Cuando se hace preciso tomar una decisión entre
dos posibilidades que implican cambios drásticos de vida, se crea un alto
estado de estrés. Esta ‘encrucijada’ obliga a la persona a la reflexión y evaluación
de los puntos a favor y en contra que tiene cada uno de los eventos. Es un
proceso en que la mente se desgasta entre evaluaciones, reflexiones y guerras internas
contra los miedos más profundos.
En este momento de dualidad y quiebre,
generalmente se está entre soltar unas condiciones existentes y conocidas, y arriesgarse
a tomar una nueva que llama a la incertidumbre.
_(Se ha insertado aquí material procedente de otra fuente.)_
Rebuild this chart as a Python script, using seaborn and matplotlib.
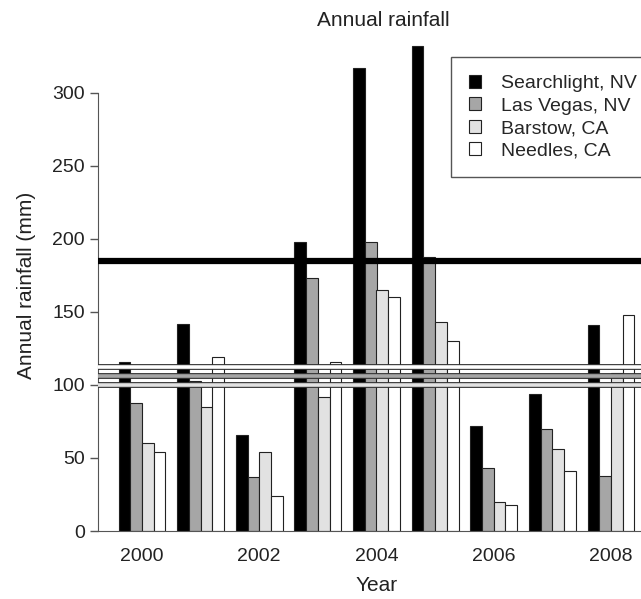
import numpy as np
import pandas as pd
import matplotlib
matplotlib.use("Agg")
import matplotlib.pyplot as plt
import seaborn as sns

years = [2000, 2001, 2002, 2003, 2004, 2005, 2006, 2007, 2008]
stations = ["Searchlight, NV", "Las Vegas, NV", "Barstow, CA", "Needles, CA"]
searchlight = [116, 142, 66, 198, 317, 332, 72, 94, 141]
las_vegas = [88, 103, 37, 173, 198, 188, 43, 70, 38]
barstow = [60, 85, 54, 92, 165, 143, 20, 56, 108]
needles = [54, 119, 24, 116, 160, 130, 18, 41, 148]
# long-term averages drawn as horizontal lines
long_term = [185, 106, 100, 112]

colors = ["#000000", "#a6a6a6", "#e2e2e2", "#ffffff"]

df = pd.DataFrame({
    "Year": years * 4,
    "Station": np.repeat(stations, len(years)),
    "Rain": searchlight + las_vegas + barstow + needles,
})

sns.set_style("white")
plt.rcParams["font.family"] = ["Liberation Sans", "DejaVu Sans"]

fig = plt.figure(figsize=(6.41, 5.99), dpi=100)
ax = fig.add_axes([98 / 641, 68 / 599, 557 / 641, 491 / 599])

sns.barplot(data=df, x="Year", y="Rain", hue="Station", palette=colors,
            edgecolor="#222222", linewidth=0.8, width=0.8, ax=ax)

# average lines: Searchlight solid, the others hollow with a fill
ax.axhline(long_term[0], color="black", lw=4.5, zorder=5)
for val, c in zip(long_term[1:], colors[1:]):
    ax.axhline(val, color="#333333", lw=4.2, zorder=5)
    ax.axhline(val, color=c, lw=2.6, zorder=6)

ax.set_xlim(-0.75, 8.75)
ax.set_ylim(0, 336.3)
ax.set_xticks([0, 2, 4, 6, 8])
ax.set_xticklabels(["2000", "2002", "2004", "2006", "2008"])
ax.set_yticks(range(0, 301, 50))
ax.tick_params(axis="x", length=0, pad=12, labelsize=14, colors="#222222")
ax.tick_params(axis="y", length=6, width=1, color="#555555", labelsize=14,
               labelcolor="#222222", left=True)

for s in ["top", "right"]:
    ax.spines[s].set_visible(False)
ax.spines["left"].set_bounds(0, 300)
ax.spines["left"].set_color("#555555")
ax.spines["bottom"].set_color("#555555")

ax.set_xlabel("Year", fontsize=15, labelpad=8, color="#222222")
ax.set_ylabel("Annual rainfall (mm)", fontsize=15, labelpad=12, color="#222222")
ax.set_title("Annual rainfall", fontsize=15, x=0.512, pad=10, color="#222222")

handles, labels = ax.get_legend_handles_labels()
leg = ax.legend(handles, labels, loc="upper left", bbox_to_anchor=(0.634, 0.965),
                borderaxespad=0, fontsize=14, frameon=True, fancybox=False,
                framealpha=1, edgecolor="#555555", handlelength=0.65,
                handleheight=0.65, labelspacing=0.27, borderpad=0.9,
                handletextpad=1.0)
leg.get_frame().set_linewidth(1.0)
leg.set_zorder(10)

plt.savefig("out.png", dpi=100)
plt.close(fig)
En circunstancias como esta se
activa un programa inconsciente llamado ‘miedo a perder’. Este se manifiesta
como un vacío visceral que provoca incapacidad de actuar.
Pero hablemos más de este miedo, que es el que
realmente pone en jaque la tranquilidad. Se trata de un programa biológico ancestral
de supervivencia. Para cada persona este se interpreta como un deseo apremiante
de mantener las condiciones en que se está acostumbrado a vivir, aunque generen
sufrimiento y dolor. La mente lo evalúa como aquel refrán popular que dice “más vale
malo conocido que bueno por conocer”.
En contraposición, la nueva opción ofrece cambios
y movimientos. Esta situación exige de nosotros flexibilidad y aprendizaje de nuevas
aptitudes o destrezas. Se activa otro antiguo programa de supervivencia,
referente a la necesidad de ser aceptado en la manada. Este se traduce con la
pregunta ¿seré capaz de adaptarme a las nuevas condiciones que me impone este
reto?
Lo maravilloso de estos momentos difíciles es
ver en ellos la oportunidad para trascender
lo antiguo y romper la zona de confort a la que se está acostumbrado. La decisión
por lo nuevo trae sus recompensas al obligarnos a descubrir nuevas riquezas
internas. Además de incrementar la confianza en el poder de la vida que siempre
está presto a apoyar la evolución y el crecimiento.